I was reading it wrong, in fact. I was taking your comments on English and Flemish bonds from, naturally I suppose, a Limey perspective. It didn't occur to me that those bonds might be used in America at all! In which case they probably were used for aesthetic accents, though, if used properly they do tie a wall together nicely. Our industrial buildings display a quality of bricklaying that is often staggeringly high. I once stood looking at a place in Tamworth, Staffs. which had typical glazed Staffordshire brick laid in such a way that the mortar was little more than 1/8" thick and perfect.
It had been a chapel, I think, but was now used by a hi-tech outfit who designed lube systems for Indy cars!!
I stood there so long taking pictures that they came out and questioned me. They seemed put out by my being more impressed with a long dead brickie's skills than their hi-tech pumps or whatever they made.
Of course, where a 9" wall becomes a 13" wall, the bond changes yet again and I haven't studied enough to pass an informed opinion, but I shall go looking for some! That could put the cat amongst the pigeons on both sides of the pond!
BTW, are your walls etc done in plaster? Maybe I was tired last night late, but I didn't get the info immediately.
NOT a criticism. I can't look now, I have an engine in pieces and the sun's out!
Tea break over, back on me 'ead!
cheers,
Martin
From "Technical Notes on Brick Construction (http://www.gobrick.com/bia/technotes/t30.htm)" .. there is (1) Structural Bond - The method by which individual masonry units are interlocked or tied together to cause the entire assembly to act as a single structural unit and (2) Pattern Bond - he pattern formed by the masonry units and the mortar joints on the face of a wall. The pattern may result from the type of structural bond used or may be purely a decorative one unrelated to the structural bonding.
Basically, English and Flemish bonds alternate with bricks that run at right angles to the face to tie everything together (headers and stretchers). The Running Bond where there are just stretchers (the long side of the brick) are decorative since they lack the headers that tie the wall together .. metal ties can be used .. but they are largely used in cavity wall construction and veneered walls of brick.
That ties in (no pun intended) with my ONC Building Construction, except that a single leaf wall of stretcher bond isn't purely decorative. Many low walls, like front garden walls and the walls of conservatories, outside toilets, little sheds, etc. will likely be single leaf. This difference is another little thing that brings a model scene alive.
It is also why a two story extension to a house would always need a double leaf wall in the first place to build upon.
Many car garages in domestic applications are single leaves of brick or block, but need a brick or block pillar (9x9) every 8 feet.
Stretcher bond also is the norm these days since all walls have to be cavity and insulated, but are generally tied with steel butterfly ties with a drip notch in their centres to stop condensation gathering.
The Essex Design Guide over here allowed wooden internal structures to be put up with a single leaf external wall in brick, but I have no information on how they are tied to the insubstantial plywood interior "leaf".

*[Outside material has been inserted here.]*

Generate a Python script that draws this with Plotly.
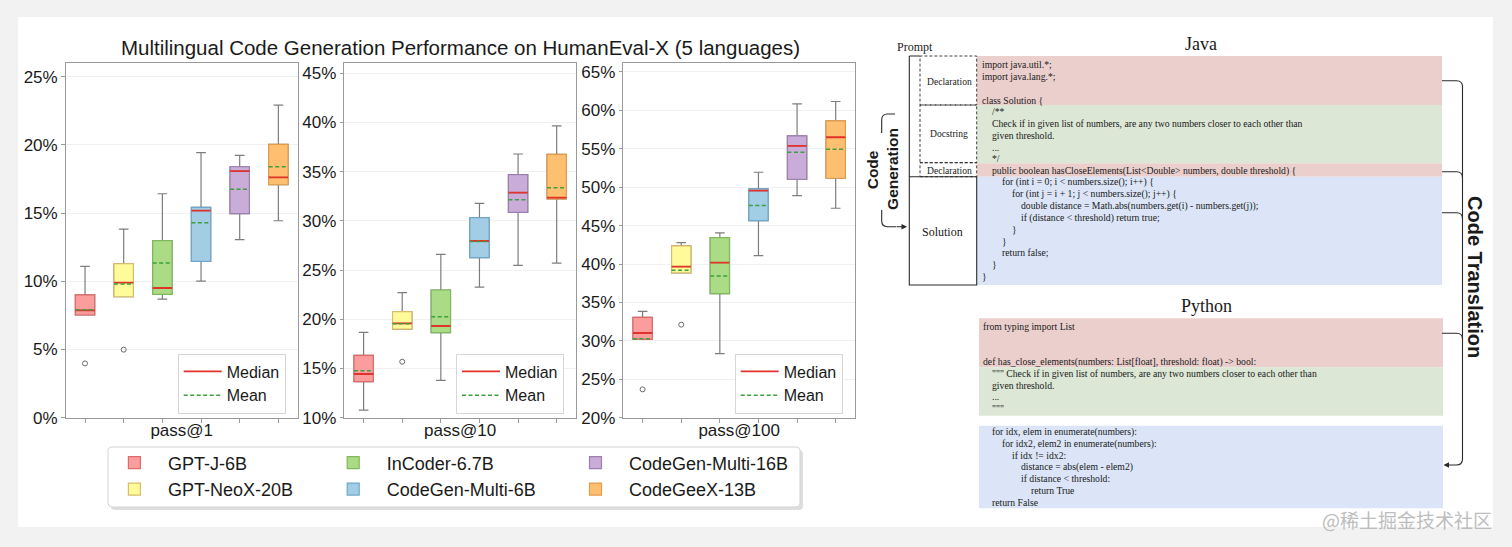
import plotly.graph_objects as go

W, H = 1512, 547

# ---------------- data ----------------
models = ["GPT-J-6B", "GPT-NeoX-20B", "InCoder-6.7B", "CodeGen-Multi-6B", "CodeGen-Multi-16B", "CodeGeeX-13B"]
positions = [0, 1, 2, 3, 4, 5]
metrics = ["pass@1", "pass@10", "pass@100"]

pass1_lower = [7.53, 8.87, 8.70, 10.02, 13.05, 14.44]
pass1_q1 = [7.53, 8.87, 9.04, 11.46, 14.96, 17.08]
pass1_median = [7.87, 9.90, 9.51, 15.18, 18.08, 17.62]
pass1_q3 = [9.00, 11.29, 12.98, 15.42, 18.40, 20.04]
pass1_upper = [11.10, 13.83, 16.42, 19.43, 19.23, 22.92]
pass1_mean = [7.92, 9.80, 11.34, 14.30, 16.76, 18.40]
pass1_outlier_pos = [0, 1]
pass1_outliers = [3.98, 4.99]

pass10_lower = [10.78, 19.01, 13.80, 23.28, 25.49, 25.72]
pass10_q1 = [13.66, 19.01, 18.64, 26.27, 30.87, 32.23]
pass10_median = [14.44, 19.59, 19.32, 27.96, 32.87, 32.37]
pass10_q3 = [16.34, 20.78, 22.98, 30.33, 34.70, 36.77]
pass10_upper = [18.68, 22.71, 26.60, 31.79, 36.80, 39.65]
pass10_mean = [14.78, 19.55, 20.27, 27.92, 32.16, 33.38]
pass10_outlier_pos = [1]
pass10_outliers = [15.69]

pass100_lower = [30.20, 38.84, 28.33, 41.09, 48.91, 47.26]
pass100_q1 = [30.20, 38.84, 36.15, 45.65, 51.03, 51.16]
pass100_median = [31.02, 39.66, 40.18, 49.56, 55.37, 56.50]
pass100_q3 = [33.06, 42.35, 43.44, 49.77, 56.68, 58.63]
pass100_upper = [33.85, 42.79, 44.05, 51.94, 60.84, 61.15]
pass100_mean = [30.29, 39.18, 38.45, 47.60, 54.55, 54.94]
pass100_outlier_pos = [0, 1]
pass100_outliers = [23.69, 32.11]

y_ranges = [[0, 26.03], [10, 46.08], [20, 66.2]]
y_ticks = [[0, 5, 10, 15, 20, 25], [10, 15, 20, 25, 30, 35, 40, 45], [20, 25, 30, 35, 40, 45, 50, 55, 60, 65]]

java_lines = [
    "import java.util.*;",
    "import java.lang.*;",
    "",
    "class Solution {",
    "    /**",
    "    Check if in given list of numbers, are any two numbers closer to each other than",
    "    given threshold.",
    "    ...",
    "    */",
    "    public boolean hasCloseElements(List<Double> numbers, double threshold) {",
    "        for (int i = 0; i < numbers.size(); i++) {",
    "            for (int j = i + 1; j < numbers.size(); j++) {",
    "                double distance = Math.abs(numbers.get(i) - numbers.get(j));",
    "                if (distance < threshold) return true;",
    "            }",
    "        }",
    "        return false;",
    "    }",
    "}",
]
python_lines = [
    "from typing import List",
    "",
    "",
    "def has_close_elements(numbers: List[float], threshold: float) -> bool:",
    '    """ Check if in given list of numbers, are any two numbers closer to each other than',
    "    given threshold.",
    "    ...",
    '    """',
    "",
    "    for idx, elem in enumerate(numbers):",
    "        for idx2, elem2 in enumerate(numbers):",
    "            if idx != idx2:",
    "                distance = abs(elem - elem2)",
    "                if distance < threshold:",
    "                    return True",
    "    return False",
]

# ---------------- styles ----------------
SANS = "Liberation Sans, Arial, Helvetica, sans-serif"
SERIF = "Liberation Serif, Times New Roman, serif"
fill_colors = ["#fa9d9c", "#fffa9a", "#abdc85", "#a2cde4", "#c9acd8", "#ffbf70"]
edge_colors = ["#e06a6a", "#d9bd6a", "#7fb95e", "#6fa8cd", "#9c7fb0", "#e39c4a"]
whisker_color = "#7d7d7d"
median_color = "#e2322c"
mean_color = "#3d9f3d"
axis_color = "#9a9a9a"
text_color = "#1a1a1a"
panel_red, panel_green, panel_blue = "#ebcfcd", "#dde7d6", "#dbe5f7"

col_legends = ["legend", "legend", "legend2", "legend2", "legend3", "legend3"]
ml_legends = ["legend4", "legend5", "legend6"]

def PX(x):
    return x / W

def PY(y):
    return 1 - y / H

def P(x, y):
    return f"{PX(x):.5f},{PY(y):.5f}"

stats = [
    (pass1_lower, pass1_q1, pass1_median, pass1_q3, pass1_upper, pass1_mean, pass1_outlier_pos, pass1_outliers),
    (pass10_lower, pass10_q1, pass10_median, pass10_q3, pass10_upper, pass10_mean, pass10_outlier_pos, pass10_outliers),
    (pass100_lower, pass100_q1, pass100_median, pass100_q3, pass100_upper, pass100_mean, pass100_outlier_pos, pass100_outliers),
]

fig = go.Figure()
half = 0.25
for s, (lo, q1, med, q3, hi, mean, opos, ovals) in enumerate(stats):
    xa = "x" if s == 0 else f"x{s+1}"
    ya = "y" if s == 0 else f"y{s+1}"
    for i, m in enumerate(models):
        # whiskers (gray)
        fig.add_trace(go.Box(
            x=[positions[i]], q1=[q1[i]], median=[med[i]], q3=[q3[i]],
            lowerfence=[lo[i]], upperfence=[hi[i]], orientation="v",
            width=0.5, whiskerwidth=0.5, line=dict(color=whisker_color, width=1.2),
            fillcolor="rgba(0,0,0,0)", boxpoints=False, showlegend=False,
            legendgroup=m, legend=col_legends[i], hoverinfo="skip", xaxis=xa, yaxis=ya))
        # coloured box body
        fig.add_trace(go.Box(
            x=[positions[i]], q1=[q1[i]], median=[med[i]], q3=[q3[i]],
            lowerfence=[q1[i]], upperfence=[q3[i]], orientation="v",
            width=0.5, whiskerwidth=0.5, line=dict(color=edge_colors[i], width=1.2),
            fillcolor=fill_colors[i], boxpoints=False, name=m, legendgroup=m,
            legend=col_legends[i], showlegend=(s == 0), xaxis=xa, yaxis=ya))
    # outliers
    fig.add_trace(go.Scatter(
        x=[positions[p] for p in opos], y=ovals, mode="markers",
        marker=dict(symbol="circle-open", size=5, color="#6a6a6a", line=dict(width=1)),
        showlegend=False, xaxis=xa, yaxis=ya, hoverinfo="y"))
    # medians & means
    mx, my, ex, ey = [], [], [], []
    for i in range(len(models)):
        mx += [positions[i] - half, positions[i] + half, None]
        my += [med[i], med[i], None]
        ex += [positions[i] - half, positions[i] + half, None]
        ey += [mean[i], mean[i], None]
    fig.add_trace(go.Scatter(x=mx, y=my, mode="lines", name="Median",
                             line=dict(color=median_color, width=1.8),
                             legend=ml_legends[s], xaxis=xa, yaxis=ya))
    fig.add_trace(go.Scatter(x=ex, y=ey, mode="lines", name="Mean",
                             line=dict(color=mean_color, width=1.5, dash="4px,2.5px"),
                             legend=ml_legends[s], xaxis=xa, yaxis=ya))

# ---------------- axes ----------------
x_domains = [[65.7, 297.7], [344.3, 576.0], [623.3, 855.0]]
y_domain = [PY(417.7), PY(62.7)]
layout_axes = {}
for s in range(3):
    xk = "xaxis" if s == 0 else f"xaxis{s+1}"
    yk = "yaxis" if s == 0 else f"yaxis{s+1}"
    layout_axes[xk] = dict(
        domain=[PX(x_domains[s][0]), PX(x_domains[s][1])], range=[-0.5, 5.5],
        anchor="y" if s == 0 else f"y{s+1}",
        tickvals=positions, showticklabels=False, ticks="outside", ticklen=4,
        tickcolor=axis_color, showline=True, mirror=True, linecolor=axis_color,
        linewidth=1.2, showgrid=False, zeroline=False,
        title=dict(text=metrics[s], font=dict(family=SANS, size=17, color=text_color), standoff=2))
    layout_axes[yk] = dict(
        domain=y_domain, range=y_ranges[s], anchor="x" if s == 0 else f"x{s+1}",
        tickvals=y_ticks[s], ticktext=[f"{v}%" for v in y_ticks[s]],
        ticks="outside", ticklen=3.5, tickcolor=axis_color,
        tickfont=dict(family=SANS, size=17, color=text_color),
        showline=True, mirror=True, linecolor=axis_color, linewidth=1.2,
        showgrid=True, gridcolor="#f1f1f1", gridwidth=1, zeroline=False)

# ---------------- legends ----------------
main_leg = dict(orientation="v", bgcolor="rgba(0,0,0,0)", borderwidth=0,
                font=dict(family=SANS, size=18, color=text_color), itemwidth=57,
                tracegroupgap=0, xanchor="left", yanchor="top", y=PY(444.5))
ml_leg = dict(orientation="v", bgcolor="white", bordercolor="#d6d6d6", borderwidth=1,
              font=dict(family=SANS, size=16, color=text_color), itemwidth=38,
              xanchor="left", yanchor="top", y=PY(353.5))
legends = {
    "legend": dict(main_leg, x=PX(100.9)),
    "legend2": dict(main_leg, x=PX(319.7)),
    "legend3": dict(main_leg, x=PX(562.0)),
    "legend4": dict(ml_leg, x=PX(177.7)),
    "legend5": dict(ml_leg, x=PX(456.0)),
    "legend6": dict(ml_leg, x=PX(734.7)),
}

# ---------------- shapes ----------------
shapes = []

def rect(x0, y0, x1, y1, fill, line_color=None, lw=0, dash=None, layer="above"):
    d = dict(type="rect", xref="paper", yref="paper", x0=PX(x0), x1=PX(x1), y0=PY(y1), y1=PY(y0),
             fillcolor=fill, line=dict(width=lw, color=line_color or "rgba(0,0,0,0)"), layer=layer)
    if dash:
        d["line"]["dash"] = dash
    return d

def path(d, color="#2a2a2a", width=1.1, fill=None, layer="above"):
    sh = dict(type="path", xref="paper", yref="paper", path=d,
              line=dict(color=color, width=width), layer=layer)
    if fill:
        sh["fillcolor"] = fill
    return sh

def rrect_path(x0, y0, x1, y1, r):
    return (f"M{P(x0 + r, y0)} L{P(x1 - r, y0)} Q{P(x1, y0)} {P(x1, y0 + r)} "
            f"L{P(x1, y1 - r)} Q{P(x1, y1)} {P(x1 - r, y1)} L{P(x0 + r, y1)} "
            f"Q{P(x0, y1)} {P(x0, y1 - r)} L{P(x0, y0 + r)} Q{P(x0, y0)} {P(x0 + r, y0)} Z")

# white panel
shapes.append(rect(18, 17, 1493, 527, "white", layer="below"))
# main legend frame + shadow
shapes.append(path(rrect_path(111, 450, 803, 510, 4), color="rgba(0,0,0,0)", width=0,
                   fill="rgba(0,0,0,0.13)", layer="below"))
shapes.append(path(rrect_path(108, 447, 800, 507, 4), color="#d4d4d4", width=1,
                   fill="white", layer="below"))

# Java code panels
shapes.append(rect(977, 56, 1442, 105, panel_red))
shapes.append(rect(977, 105, 1442, 163.3, panel_green))
shapes.append(rect(977, 163.3, 1442, 176.7, panel_red))
shapes.append(rect(977, 176.7, 1442, 285, panel_blue))
# Python code panels
shapes.append(rect(979, 318.3, 1443, 367.3, panel_red))
shapes.append(rect(979, 367.3, 1443, 415.7, panel_green))
shapes.append(rect(979, 425.7, 1443, 508.3, panel_blue))
# dashed prompt boxes
for (a, b) in [(56, 105), (105, 162.7), (162.7, 176.7)]:
    shapes.append(rect(920, a, 976.7, b, "rgba(0,0,0,0)", "#2a2a2a", 0.9, dash="3px,2px"))
# solid prompt/solution outline
shapes.append(path(f"M{P(909.3, 56)} L{P(920, 56)} M{P(909.3, 56)} L{P(909.3, 285)} "
                   f"L{P(976.7, 285)} L{P(976.7, 176.7)} L{P(909.3, 176.7)}"))
# left "Code Generation" bracket
shapes.append(path(f"M{P(895, 114)} L{P(887.5, 114)} Q{P(881.7, 114)} {P(881.7, 120)} L{P(881.7, 133)}"))
shapes.append(path(f"M{P(881.7, 210)} L{P(881.7, 221)} Q{P(881.7, 226.7)} {P(887.5, 226.7)} L{P(896, 226.7)}"))
# right "Code Translation" bracket
XV = 1462.5
shapes.append(path(f"M{P(1442, 80.7)} L{P(1456.5, 80.7)} Q{P(XV, 80.7)} {P(XV, 86.7)} "
                   f"L{P(XV, 459)} Q{P(XV, 465)} {P(1456.5, 465)} L{P(1455, 465)}"))
for yy in [171.7, 212.7, 333.3]:
    shapes.append(path(f"M{P(1442, yy)} L{P(1456.5, yy)} Q{P(XV, yy)} {P(XV, yy + 6)}"))

# ---------------- annotations ----------------
ann = []

def esc(t):
    return t.replace("&", "&amp;").replace("<", "&lt;").replace(">", "&gt;")

def text(x, y, t, size, family=SERIF, xanchor="left", angle=0, color=text_color):
    ann.append(dict(x=PX(x), y=PY(y), xref="paper", yref="paper", text=t, showarrow=False,
                    xanchor=xanchor, yanchor="middle", textangle=angle,
                    font=dict(family=family, size=size, color=color)))

CODE_SIZE = 9.7
INDENT = 9.7
for k, line in enumerate(java_lines):
    if line.strip():
        lvl = (len(line) - len(line.lstrip(" "))) // 4
        text(980.5 + lvl * INDENT, 64.8 + 11.75 * k, esc(line.strip()), CODE_SIZE)
for k, line in enumerate(python_lines):
    if line.strip():
        lvl = (len(line) - len(line.lstrip(" "))) // 4
        text(980.5 + lvl * INDENT, 326.7 + 11.7 * k, esc(line.strip()), CODE_SIZE)

text(1201.3, 44, "Java", 18, xanchor="center")
text(1206.7, 305.7, "Python", 18, xanchor="center")
text(914.7, 46.7, "Prompt", 12, xanchor="center")
text(949, 81.7, "Declaration", 9.6, xanchor="center")
text(949, 134, "Docstring", 9.6, xanchor="center")
text(949, 170.5, "Declaration", 9.6, xanchor="center")
text(942.7, 232.3, "Solution", 12, xanchor="center")
text(873.3, 170, "<b>Code</b>", 15.5, family=SANS, xanchor="center", angle=-90)
text(891.7, 169.2, "<b>Generation</b>", 15.5, family=SANS, xanchor="center", angle=-90)
text(1475, 277, "<b>Code Translation</b>", 20, family=SANS, xanchor="center", angle=90)
ann.append(dict(x=PX(1494), y=PY(519), xref="paper", yref="paper", text="@稀土掘金技术社区",
                showarrow=False, xanchor="right", yanchor="middle",
                font=dict(family="Noto Sans CJK SC", size=19, color="#bdbdbd")))
# arrows
for (tx, ty, axo) in [(907, 226.7, -12), (1443.5, 465, 13)]:
    ann.append(dict(x=PX(tx), y=PY(ty), xref="paper", yref="paper", text="", showarrow=True,
                    ax=axo, ay=0, arrowhead=2, arrowsize=1, arrowwidth=1.1,
                    arrowcolor="#2a2a2a", standoff=0))

fig.update_layout(
    width=W, height=H, margin=dict(l=0, r=0, t=0, b=0, pad=0, autoexpand=False),
    paper_bgcolor="#f2f2f2", plot_bgcolor="rgba(0,0,0,0)",
    boxmode="overlay", showlegend=True,
    title=dict(text="Multilingual Code Generation Performance on HumanEval-X (5 languages)",
               x=PX(460.5), xanchor="center", y=PY(48), yanchor="middle",
               font=dict(family=SANS, size=20.5, color=text_color)),
    shapes=shapes, annotations=ann,
    **layout_axes, **legends,
)

fig.write_html("out.html", config={"displayModeBar": False},
               post_script="document.body.style.margin='0';document.body.style.background='#f2f2f2';")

I saw the show town for the Essex Design Guide being built and although these new and rather looser rules were at work, the quality of brickwork was very high compared to the average modern build. I actually saw an old brickie hand rubbing red bricks to effectively carve the date into a section of brickwork in the frontage of the Town Hall.
When I lived in Devon, there was a new cheese factory being built at the bottom of the village, mainly by Irish brickies. They were paid, in 1972, £10 a thousand and regularly laid 10,000 bricks each per day! £100 a day was damned good money then and they spent a good deal of it in our shop in the village square. Times wuz good!